**What to do**
Retype each line exactly. Skip images.

———

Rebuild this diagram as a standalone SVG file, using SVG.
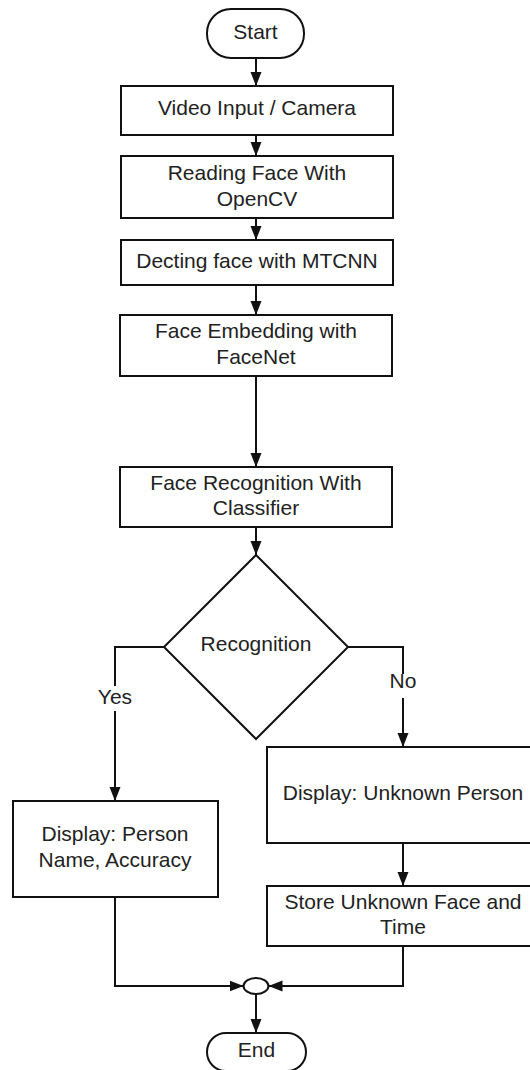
<svg xmlns="http://www.w3.org/2000/svg" width="530" height="1070" viewBox="0 0 530 1070">
<defs>
<style>
.n{fill:#fff;stroke:#111;stroke-width:2}
.t{font-family:"Liberation Sans",Arial,sans-serif;font-size:21px;fill:#222;text-anchor:middle}
.c{fill:none;stroke:#111;stroke-width:2}
.lb{fill:#fff;stroke:none}
</style>
<marker id="ah" markerUnits="userSpaceOnUse" markerWidth="16" markerHeight="14" refX="14" refY="6" orient="auto">
<path d="M0,0.5 L14,6 L0,11.5 Z" fill="#111"/>
</marker>
</defs>
<rect width="530" height="1070" fill="#fff"/>
<g id="connectors">
<path class="c" d="M256,58 V86" marker-end="url(#ah)"/>
<path class="c" d="M256,135 V156" marker-end="url(#ah)"/>
<path class="c" d="M256,218 V240" marker-end="url(#ah)"/>
<path class="c" d="M256,285 V315" marker-end="url(#ah)"/>
<path class="c" d="M256,376 V467" marker-end="url(#ah)"/>
<path class="c" d="M256,527 V555" marker-end="url(#ah)"/>
<path class="c" d="M164,647 H115 V801" marker-end="url(#ah)"/>
<path class="c" d="M348,647 H403 V747" marker-end="url(#ah)"/>
<path class="c" d="M403,843 V886" marker-end="url(#ah)"/>
<path class="c" d="M115,897 V986 H243.5" marker-end="url(#ah)"/>
<path class="c" d="M403,946 V986 H268.5" marker-end="url(#ah)"/>
<path class="c" d="M256,994 V1033" marker-end="url(#ah)"/>
<rect class="lb" x="98" y="686" width="34" height="25"/>
<text class="t" x="115" y="703.5">Yes</text>
<rect class="lb" x="389" y="674" width="28" height="24"/>
<text class="t" x="403" y="688">No</text>
</g>
<g id="start">
<rect class="n" x="207" y="9" width="97" height="49" rx="24" ry="24"/>
<text class="t" x="255.5" y="38.5">Start</text>
</g>
<g id="video-input">
<rect class="n" x="121" y="86" width="272" height="49"/>
<text class="t" x="257" y="115">Video Input / Camera</text>
</g>
<g id="reading-face">
<rect class="n" x="121" y="156" width="272" height="62"/>
<text class="t" x="257" y="180">Reading Face With</text>
<text class="t" x="257" y="206">OpenCV</text>
</g>
<g id="detecting-face">
<rect class="n" x="121" y="240" width="272" height="45"/>
<text class="t" x="257" y="267.5">Decting face with MTCNN</text>
</g>
<g id="face-embedding">
<rect class="n" x="120" y="315" width="272" height="61"/>
<text class="t" x="256" y="337.5">Face Embedding with</text>
<text class="t" x="256" y="363.5">FaceNet</text>
</g>
<g id="face-recognition">
<rect class="n" x="120" y="467" width="272" height="60"/>
<text class="t" x="256" y="489.5">Face Recognition With</text>
<text class="t" x="256" y="515">Classifier</text>
</g>
<g id="recognition">
<path class="n" d="M256,555 L348,647 L256,739 L164,647 Z"/>
<text class="t" x="256" y="651">Recognition</text>
</g>
<g id="display-person">
<rect class="n" x="13" y="801" width="205" height="96"/>
<text class="t" x="115" y="841">Display: Person</text>
<text class="t" x="115" y="866.5">Name, Accuracy</text>
</g>
<g id="display-unknown">
<rect class="n" x="267" y="747" width="280" height="96"/>
<text class="t" x="403" y="799.5">Display: Unknown Person</text>
</g>
<g id="store-unknown">
<rect class="n" x="267" y="886" width="280" height="60"/>
<text class="t" x="403" y="908.5">Store Unknown Face and</text>
<text class="t" x="403" y="933.5">Time</text>
</g>
<g id="merge">
<ellipse class="n" cx="256" cy="986" rx="12.5" ry="8"/>
</g>
<g id="end">
<rect class="n" x="207" y="1033" width="99" height="38" rx="19" ry="19"/>
<text class="t" x="256.5" y="1057">End</text>
</g>
</svg>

———

**Result**
Rebuild this diagram as a standalone SVG file, using SVG.
<svg xmlns="http://www.w3.org/2000/svg" width="530" height="1070" viewBox="0 0 530 1070">
<defs>
<style>
.n{fill:#fff;stroke:#111;stroke-width:2}
.t{font-family:"Liberation Sans",Arial,sans-serif;font-size:21px;fill:#222;text-anchor:middle}
.c{fill:none;stroke:#111;stroke-width:2}
.lb{fill:#fff;stroke:none}
</style>
<marker id="ah" markerUnits="userSpaceOnUse" markerWidth="16" markerHeight="14" refX="14" refY="6" orient="auto">
<path d="M0,0.5 L14,6 L0,11.5 Z" fill="#111"/>
</marker>
</defs>
<rect width="530" height="1070" fill="#fff"/>
<g id="connectors">
<path class="c" d="M256,58 V86" marker-end="url(#ah)"/>
<path class="c" d="M256,135 V156" marker-end="url(#ah)"/>
<path class="c" d="M256,218 V240" marker-end="url(#ah)"/>
<path class="c" d="M256,285 V315" marker-end="url(#ah)"/>
<path class="c" d="M256,376 V467" marker-end="url(#ah)"/>
<path class="c" d="M256,527 V555" marker-end="url(#ah)"/>
<path class="c" d="M164,647 H115 V801" marker-end="url(#ah)"/>
<path class="c" d="M348,647 H403 V747" marker-end="url(#ah)"/>
<path class="c" d="M403,843 V886" marker-end="url(#ah)"/>
<path class="c" d="M115,897 V986 H243.5" marker-end="url(#ah)"/>
<path class="c" d="M403,946 V986 H268.5" marker-end="url(#ah)"/>
<path class="c" d="M256,994 V1033" marker-end="url(#ah)"/>
<rect class="lb" x="98" y="686" width="34" height="25"/>
<text class="t" x="115" y="703.5">Yes</text>
<rect class="lb" x="389" y="674" width="28" height="24"/>
<text class="t" x="403" y="688">No</text>
</g>
<g id="start">
<rect class="n" x="207" y="9" width="97" height="49" rx="24" ry="24"/>
<text class="t" x="255.5" y="38.5">Start</text>
</g>
<g id="video-input">
<rect class="n" x="121" y="86" width="272" height="49"/>
<text class="t" x="257" y="115">Video Input / Camera</text>
</g>
<g id="reading-face">
<rect class="n" x="121" y="156" width="272" height="62"/>
<text class="t" x="257" y="180">Reading Face With</text>
<text class="t" x="257" y="206">OpenCV</text>
</g>
<g id="detecting-face">
<rect class="n" x="121" y="240" width="272" height="45"/>
<text class="t" x="257" y="267.5">Decting face with MTCNN</text>
</g>
<g id="face-embedding">
<rect class="n" x="120" y="315" width="272" height="61"/>
<text class="t" x="256" y="337.5">Face Embedding with</text>
<text class="t" x="256" y="363.5">FaceNet</text>
</g>
<g id="face-recognition">
<rect class="n" x="120" y="467" width="272" height="60"/>
<text class="t" x="256" y="489.5">Face Recognition With</text>
<text class="t" x="256" y="515">Classifier</text>
</g>
<g id="recognition">
<path class="n" d="M256,555 L348,647 L256,739 L164,647 Z"/>
<text class="t" x="256" y="651">Recognition</text>
</g>
<g id="display-person">
<rect class="n" x="13" y="801" width="205" height="96"/>
<text class="t" x="115" y="841">Display: Person</text>
<text class="t" x="115" y="866.5">Name, Accuracy</text>
</g>
<g id="display-unknown">
<rect class="n" x="267" y="747" width="280" height="96"/>
<text class="t" x="403" y="799.5">Display: Unknown Person</text>
</g>
<g id="store-unknown">
<rect class="n" x="267" y="886" width="280" height="60"/>
<text class="t" x="403" y="908.5">Store Unknown Face and</text>
<text class="t" x="403" y="933.5">Time</text>
</g>
<g id="merge">
<ellipse class="n" cx="256" cy="986" rx="12.5" ry="8"/>
</g>
<g id="end">
<rect class="n" x="207" y="1033" width="99" height="38" rx="19" ry="19"/>
<text class="t" x="256.5" y="1057">End</text>
</g>
</svg>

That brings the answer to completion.